Published 2021 in Philosophical Magazine

ABSTRACT

ABSTRACT In the literature, the volume of a cluster (i.e. a fluctuation of the solid solution or a precipitate) is identified as the volume of a sample of the bulk precipitate phase containing the same number of solute atoms (i.e. of the same size). This approximation is suitable for macroscopic precipitates but is debatable for a rigorous description of microscopic clusters, especially during the nucleation and growth stages. To go beyond this simplification, this work focuses on the notion of ‘exclusion volume’, a volume which accounts for real cluster configurations in a given 3D lattice.
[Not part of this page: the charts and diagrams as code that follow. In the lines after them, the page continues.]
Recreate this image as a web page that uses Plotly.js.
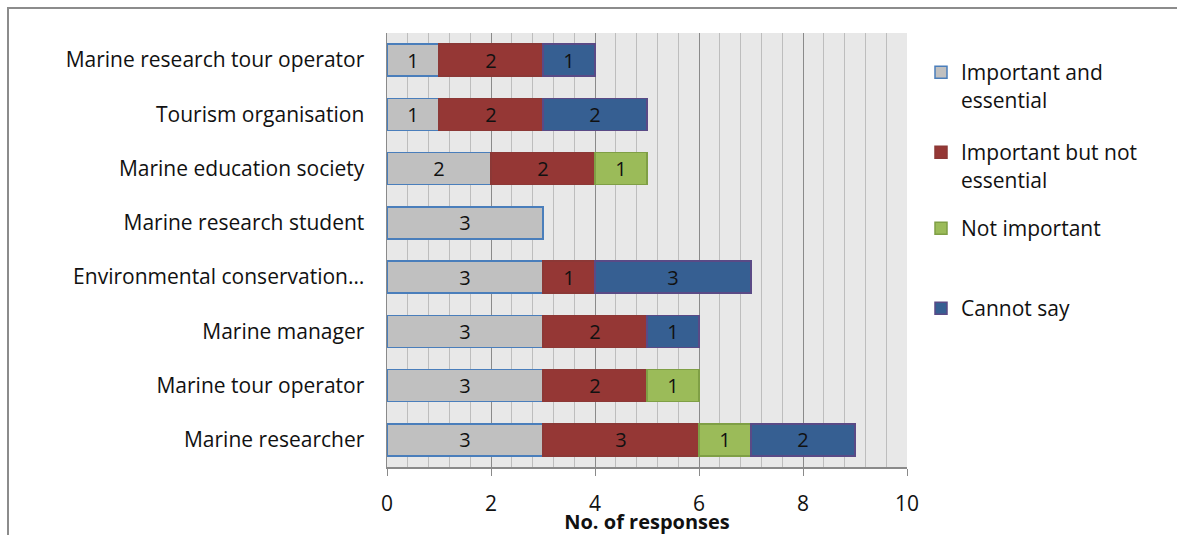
<!DOCTYPE html>
<html>
<head>
<meta charset="utf-8">
<script src="https://cdn.plot.ly/plotly-3.0.1.min.js"></script>
<style>
  html, body { margin: 0; padding: 0; background: #fff; }
  #wrap { position: relative; width: 1177px; height: 535px; overflow: hidden; }
  #chart { width: 1177px; height: 535px; }
  #frame {
    position: absolute; left: 7px; top: 7px; right: -10px; bottom: -10px;
    border-top: 2px solid #8c8c8c; border-left: 2px solid #8c8c8c;
    pointer-events: none;
  }
</style>
</head>
<body>
<div id="wrap">
  <div id="chart"></div>
  <div id="frame"></div>
</div>
<script>
// Respondent groups, listed top to bottom as they appear on the chart
const groups = [
  "Marine research tour operator",
  "Tourism organisation",
  "Marine education society",
  "Marine research student",
  "Environmental conservation…",
  "Marine manager",
  "Marine tour operator",
  "Marine researcher"
];

// Number of responses per rating, same order as groups
const importantEssential    = [1, 1, 2, 3, 3, 3, 3, 3];
const importantNotEssential = [2, 2, 2, 0, 1, 2, 2, 3];
const notImportant          = [0, 0, 1, 0, 0, 0, 1, 1];
const cannotSay             = [1, 2, 0, 0, 3, 1, 0, 2];

const xTicks = [0, 2, 4, 6, 8, 10];

const FONT = "'Open Sans', Lato, sans-serif";
const LABEL_SIZE = 21;

function series(name, values, fill, edge, legendId) {
  return {
    type: "bar",
    orientation: "h",
    name: name,
    y: groups,
    x: values.map(v => (v === 0 ? null : v)),
    text: values.map(v => (v === 0 ? "" : String(v))),
    textposition: "inside",
    insidetextanchor: "middle",
    textangle: 0,
    constraintext: "none",
    textfont: { family: FONT, size: 20, color: "#111" },
    marker: { color: fill, line: { color: edge, width: 1.5 } },
    legend: legendId,
    hoverinfo: "x+name"
  };
}

const traces = [
  series("Important and<br>essential", importantEssential, "#c0c0c0", "#4a7ebb", "legend"),
  series("Important but not<br>essential", importantNotEssential, "#953735", "#8c3836", "legend2"),
  series("Not important", notImportant, "#9bbb59", "#7f9f45", "legend3"),
  series("Cannot say", cannotSay, "#365f92", "#5a4a86", "legend4")
];

// Chart area in pixels: x 387..907, y 33..467
const plotTop = 33, plotH = 434;
function legendAt(py) {
  return {
    x: (921 - 387) / 520, xanchor: "left",
    y: 1 - (py - plotTop) / plotH, yanchor: "top",
    valign: "top",
    bgcolor: "rgba(0,0,0,0)",
    font: { family: FONT, size: LABEL_SIZE, color: "#111" },
    itemclick: false, itemdoubleclick: false
  };
}

const layout = {
  width: 1177,
  height: 535,
  margin: { l: 387, r: 270, t: 33, b: 68 },
  paper_bgcolor: "#ffffff",
  plot_bgcolor: "#e8e8e8",
  barmode: "stack",
  bargap: 0.41,
  showlegend: true,
  font: { family: FONT, size: LABEL_SIZE, color: "#111" },
  xaxis: {
    range: [0, 10],
    tickvals: xTicks,
    ticktext: xTicks.map(String),
    showgrid: true,
    gridcolor: "#8a8a8a",
    gridwidth: 1,
    minor: { dtick: 0.4, showgrid: true, gridcolor: "#bdbdbd", gridwidth: 1 },
    showline: true,
    linecolor: "#8a8a8a",
    linewidth: 1.5,
    ticks: "outside",
    ticklen: 7,
    tickcolor: "#8a8a8a",
    tickfont: { family: FONT, size: LABEL_SIZE, color: "#111" },
    ticklabelstandoff: 10,
    zeroline: false,
    fixedrange: true,
    title: {
      text: "<b>No. of responses</b>",
      font: { family: FONT, size: 20, color: "#111" },
      standoff: 3
    }
  },
  yaxis: {
    type: "category",
    categoryorder: "array",
    categoryarray: groups,
    autorange: "reversed",
    showgrid: false,
    showline: true,
    linecolor: "#8a8a8a",
    linewidth: 1.5,
    ticks: "",
    ticklabelstandoff: 17,
    tickfont: { family: FONT, size: LABEL_SIZE, color: "#111" },
    zeroline: false,
    fixedrange: true
  },
  legend: legendAt(52),
  legend2: legendAt(132),
  legend3: legendAt(208),
  legend4: legendAt(288)
};

Plotly.newPlot("chart", traces, layout, { displayModeBar: false, staticPlot: true });
</script>
</body>
</html>
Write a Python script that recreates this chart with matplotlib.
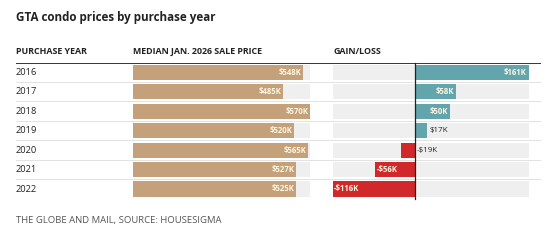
import matplotlib.pyplot as plt
import numpy as np

W, H = 553, 241

YEARS  = ["2016", "2017", "2018", "2019", "2020", "2021", "2022"]
PRICES = [548, 485, 570, 520, 565, 527, 525]          # $K, median Jan. 2026 sale price
GAINS  = [161, 58, 50, 17, -19, -56, -116]            # $K, gain/loss
PRICE_LABELS = ["$548K", "$485K", "$570K", "$520K", "$565K", "$527K", "$525K"]
GAIN_LABELS  = ["$161K", "$58K", "$50K", "$17K", "-$19K", "-$56K", "-$116K"]

TAN   = "#c4a17a"
TEAL  = "#62a5ad"
RED   = "#d0282b"
TRACK = "#efefef"
LABEL = "#fff6e0"

FONT = "Open Sans"

# row geometry in pixels
ROW0, ROW_STEP = 72.3, 19.45
N = len(YEARS)
top_px = ROW0 - ROW_STEP / 2
bot_px = ROW0 + ROW_STEP * (N - 1) + ROW_STEP / 2


def add_axes_px(x0, x1):
    ax = fig.add_axes([x0 / W, 1 - bot_px / H, (x1 - x0) / W, (bot_px - top_px) / H])
    ax.set_ylim(N - 0.5, -0.5)
    ax.axis("off")
    ax.patch.set_alpha(0)
    return ax


fig = plt.figure(figsize=(W / 100, H / 100), dpi=100)
fig.patch.set_facecolor("white")

y = np.arange(N)
bar_h = 0.78

# table lines
grid = add_axes_px(16, 541)
grid.set_xlim(0, 1)
grid.axhline(-0.5, color="black", lw=1.1)
for i in range(N - 1):
    grid.axhline(i + 0.5, color="#e2e2e2", lw=0.7)

# price bars
ax_p = add_axes_px(133, 309.5)
ax_p.set_xlim(0, max(PRICES))
ax_p.barh(y, [max(PRICES)] * N, height=bar_h, color=TRACK, zorder=1)
ax_p.barh(y, PRICES, height=bar_h, color=TAN, zorder=2)
for i, (v, lab) in enumerate(zip(PRICES, PRICE_LABELS)):
    ax_p.text(v - 4, i, lab, ha="right", va="center", color=LABEL,
              fontsize=5.6, fontweight="bold", family=FONT, zorder=3)

# gain / loss bars
gmin, gmax = min(GAINS), max(GAINS)
ax_g = add_axes_px(332.7, 529)
ax_g.set_xlim(gmin, gmax)
ax_g.barh(y, [gmax - gmin] * N, left=gmin, height=bar_h, color=TRACK, zorder=1)
ax_g.barh(y, GAINS, height=bar_h,
          color=[TEAL if g >= 0 else RED for g in GAINS], zorder=2)
ax_g.plot([0, 0], [-0.5, N - 0.5], color="#222222", lw=0.9, zorder=4,
          clip_on=False)
for i, (v, lab) in enumerate(zip(GAINS, GAIN_LABELS)):
    if abs(v) >= 40:
        if v > 0:
            ax_g.text(v - 3, i, lab, ha="right", va="center", color=LABEL,
                      fontsize=5.6, fontweight="bold", family=FONT, zorder=3)
        else:
            ax_g.text(v + 2, i, lab, ha="left", va="center", color=LABEL,
                      fontsize=5.6, fontweight="bold", family=FONT, zorder=3)
    else:
        ax_g.text(max(v, 0) + 3, i, lab, ha="left", va="center", color="#222222",
                  fontsize=5.8, family=FONT, zorder=3)

# text
fig.text(16 / W, 1 - 17 / H, "GTA condo prices by purchase year", ha="left",
         va="center", fontsize=8.4, fontweight="bold", family=FONT, color="#222222")
for x, s in [(16, "PURCHASE YEAR"), (133, "MEDIAN JAN. 2026 SALE PRICE"),
             (333, "GAIN/LOSS")]:
    fig.text(x / W, 1 - 52 / H, s, ha="left", va="center", fontsize=6.4,
             fontweight="bold", family=FONT, color="#222222")
for i, yr in enumerate(YEARS):
    fig.text(16 / W, 1 - (ROW0 + ROW_STEP * i) / H, yr, ha="left", va="center",
             fontsize=6.7, family=FONT, color="#222222")
fig.text(16 / W, 1 - 221 / H, "THE GLOBE AND MAIL, SOURCE: HOUSESIGMA",
         ha="left", va="center", fontsize=6.8, family=FONT, color="#555555")

fig.savefig("out.png", dpi=100)
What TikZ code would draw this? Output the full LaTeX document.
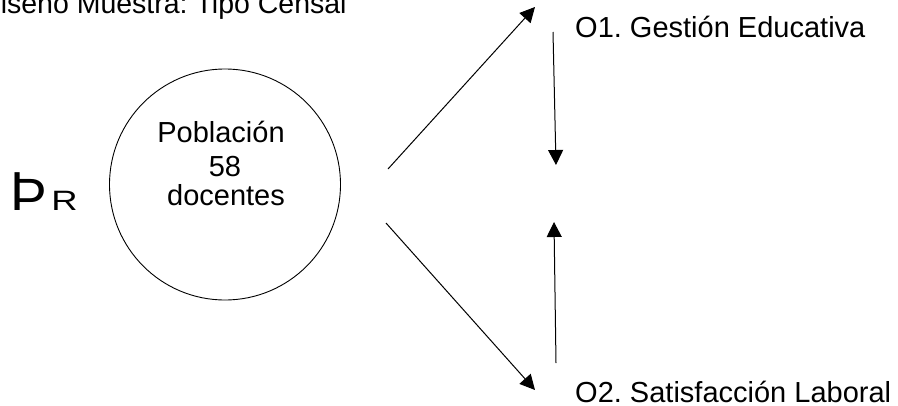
\documentclass[tikz,border=0pt]{standalone}
\usepackage{fontspec}
\setmainfont{Liberation Sans}
\usetikzlibrary{arrows.meta}
\begin{document}
\frenchspacing
\begin{tikzpicture}[x=1pt,y=-1pt,
  txt/.style={inner sep=0pt,font=\fontsize{29}{33}\selectfont},
  link/.style={line width=1pt,-{Triangle[length=15pt,width=15pt]}}]
\useasboundingbox (0,0) rectangle (898,405);
\clip (0,0) rectangle (898,405);

% title, partly cut by the frame
\node[txt,anchor=base west,font=\fontsize{28.5}{33}\selectfont] (title) at (-20,13) {Diseño Muestra: Tipo Censal};

% population circle
\node[draw,circle,line width=0.9pt,minimum size=231pt,inner sep=0pt] (pob) at (225,184.5) {};
\node[txt,anchor=base] (pobA) at (221,142) {Población};
\node[txt,anchor=base] (pobB) at (225,176) {58};
\node[txt,anchor=base] (pobC) at (226,205) {docentes};

% left symbol
\node[inner sep=0pt,anchor=base west,font=\fontsize{55}{60}\selectfont] (thorn) at (10,210) {Þ};
\node[inner sep=0pt,anchor=base west,xscale=1.3,font=\fontsize{28}{30}\selectfont] (rr) at (51,210) {R};

% observations
\node[txt,anchor=base west] (o1) at (575,37) {O1. Gestión Educativa};
\node[txt,anchor=base west] (o2) at (575,402) {O2. Satisfacción Laboral};

% arrow end points
\coordinate (a1s) at (388,169);
\coordinate (a1e) at (535,7);
\coordinate (a2s) at (553,32);
\coordinate (a2e) at (556,165);
\coordinate (a3s) at (386,223);
\coordinate (a3e) at (535,390);
\coordinate (a4s) at (556,363);
\coordinate (a4e) at (554,222);

\draw[link] (a1s) -- (a1e);
\draw[link] (a2s) -- (a2e);
\draw[link] (a3s) -- (a3e);
\draw[link] (a4s) -- (a4e);
\end{tikzpicture}
\end{document}
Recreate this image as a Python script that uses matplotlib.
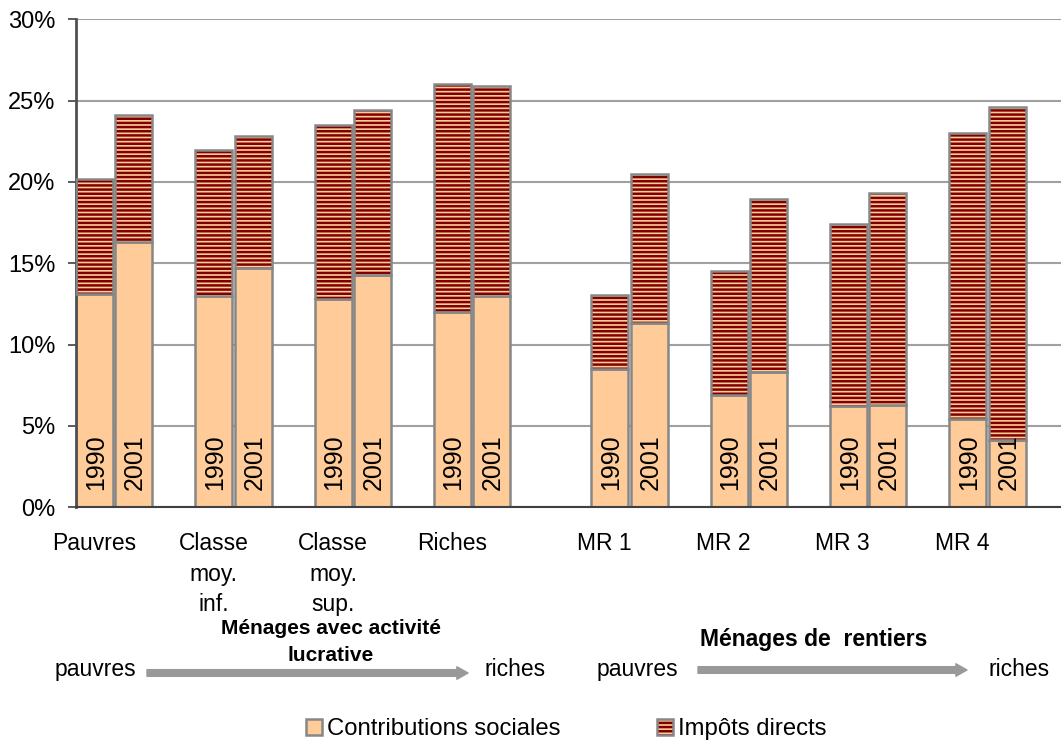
import numpy as np
import matplotlib
matplotlib.use("Agg")
import matplotlib.pyplot as plt
from matplotlib.patches import Rectangle

plt.rcParams['font.family'] = ['Liberation Sans', 'DejaVu Sans']
plt.rcParams['hatch.linewidth'] = 1.8

categories = ['Pauvres', 'Classe\nmoy.\ninf.', 'Classe\nmoy.\nsup.', 'Riches',
              'MR 1', 'MR 2', 'MR 3', 'MR 4']
years = ['1990', '2001']
series_names = ['Contributions sociales', 'Impôts directs']
# contributions sociales (% du revenu)
contrib_1990 = [13.1, 13.0, 12.8, 12.0, 8.5, 6.9, 6.25, 5.4]
contrib_2001 = [16.3, 14.7, 14.3, 13.0, 11.3, 8.3, 6.3, 4.15]
# charge totale (contributions + impôts directs)
total_1990 = [20.2, 21.95, 23.5, 26.0, 13.05, 14.55, 17.4, 23.0]
total_2001 = [24.1, 22.8, 24.4, 25.9, 20.5, 18.95, 19.3, 24.6]

impots_1990 = np.array(total_1990) - np.array(contrib_1990)
impots_2001 = np.array(total_2001) - np.array(contrib_2001)

PEACH = '#ffcc99'
DARKRED = '#800000'
EDGE = '#878787'

W, H = 1061, 742
fig = plt.figure(figsize=(W / 100, H / 100), dpi=100)
ax = fig.add_axes([76 / W, (H - 507.3) / H, (W - 76) / W, 488 / H])

# two groups of households, the second shifted right a bit
starts = np.arange(len(categories), dtype=float)
starts[4:] += 0.32
bw = 0.31
off = 0.331

for contrib, impots, shift, yr in [(contrib_1990, impots_1990, 0.0, years[0]),
                                   (contrib_2001, impots_2001, off, years[1])]:
    xs = starts + shift
    ax.bar(xs, contrib, width=bw, align='edge', color=PEACH,
           edgecolor=EDGE, linewidth=1.8, zorder=2)
    ax.bar(xs, impots, bottom=contrib, width=bw, align='edge', color=PEACH,
           edgecolor=DARKRED, hatch='----', linewidth=0, zorder=2)
    ax.bar(xs, impots, bottom=contrib, width=bw, align='edge', color='none',
           edgecolor=EDGE, linewidth=1.8, zorder=3)
    for x in xs:
        ax.text(x + bw / 2 + 0.01, 1.06, yr, rotation=90, ha='center',
                va='bottom', fontsize=18, zorder=4)

ax.set_xlim(0, (W - 76) / 119.3)
ax.set_ylim(0, 30)
ax.set_yticks(np.arange(0, 31, 5))
ax.set_yticklabels([f'{v}%' for v in range(0, 31, 5)])
ax.tick_params(axis='y', length=6, width=1.2, color='#404040', pad=9,
               labelsize=17)

label_off = np.where(np.arange(len(categories)) < 4, 0.155, 0.105)
ax.set_xticks(starts + label_off)
ax.set_xticklabels(categories, fontsize=16.5, linespacing=1.4)
ax.tick_params(axis='x', length=0, pad=18)

ax.yaxis.grid(True, color='#a0a0a0', linewidth=1.5)
ax.set_axisbelow(True)
for s in ['top', 'right']:
    ax.spines[s].set_visible(False)
ax.spines['left'].set_color('#505050')
ax.spines['left'].set_linewidth(2)
ax.spines['bottom'].set_color('#404040')
ax.spines['bottom'].set_linewidth(1.5)


def fy(y):
    return H - y


# group captions and pauvres -> riches arrows
fig.text(331 / W, fy(634) / H, 'Ménages avec activité', ha='center',
         va='baseline', fontsize=15, fontweight='bold')
fig.text(331 / W, fy(661) / H, 'lucrative', ha='center', va='baseline',
         fontsize=15, fontweight='bold')
fig.text(814 / W, fy(646) / H, 'Ménages de  rentiers', ha='center',
         va='baseline', fontsize=16.5, fontweight='bold')

for x, txt in [(95, 'pauvres'), (515, 'riches'), (637, 'pauvres'), (1019, 'riches')]:
    fig.text(x / W, fy(676) / H, txt, ha='center', va='baseline', fontsize=16.5)

arrow_kw = dict(arrowstyle='simple,head_length=0.4,head_width=0.45,tail_width=0.24',
                color='#999999', mutation_scale=20, shrinkA=0, shrinkB=0)
for x0, x1, y in [(147, 468, 673), (698, 967, 670)]:
    ax.annotate('', xy=(x1, fy(y)), xytext=(x0, fy(y)),
                xycoords='figure pixels', textcoords='figure pixels',
                arrowprops=arrow_kw, annotation_clip=False)

# legend row at the bottom, built by hand: square swatch + label
box = 16
base = 735
for (x, name), hatched in zip([(306, series_names[0]), (657, series_names[1])],
                              [False, True]):
    r = (x / W, fy(base) / H)
    wh = (box / W, box / H)
    if hatched:
        fig.add_artist(Rectangle(r, *wh, transform=fig.transFigure,
                                 facecolor=PEACH, edgecolor=DARKRED,
                                 hatch='----', linewidth=0))
        fig.add_artist(Rectangle(r, *wh, transform=fig.transFigure,
                                 facecolor='none', edgecolor=EDGE, linewidth=1.8))
    else:
        fig.add_artist(Rectangle(r, *wh, transform=fig.transFigure,
                                 facecolor=PEACH, edgecolor=EDGE, linewidth=1.8))
    fig.text((x + box + 5) / W, fy(base) / H, name, ha='left', va='baseline',
             fontsize=17.2)

fig.savefig('out.png', dpi=100)
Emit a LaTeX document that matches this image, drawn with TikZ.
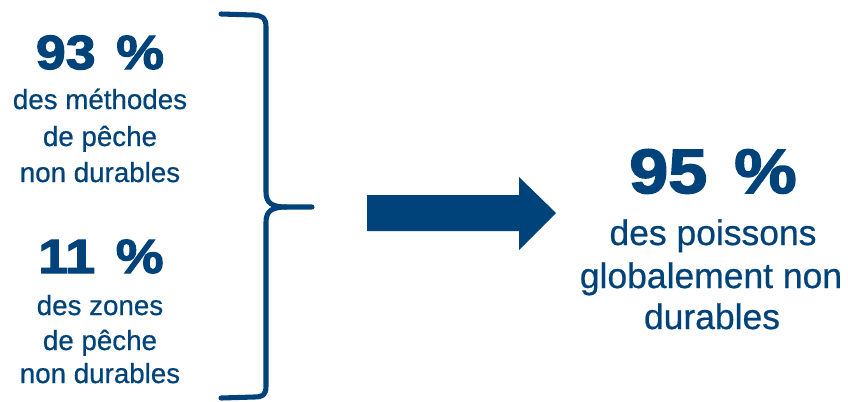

The exclusion volume normalised by the cluster size is a complex function of the cluster size, which, like the cluster free energy, evolves during precipitation kinetics and converges toward an asymptote in the long-time limit. Furthermore, this asymptote exhibits a bifurcation which clearly separates fluctuations from precipitates, for a cluster size which is found equal to the minimum value of the critical size for nucleation. With the help of Atomistic Kinetic Monte Carlo (AKMC) simulations, it is shown that the evolution of cluster volume during precipitation can be accurately predicted.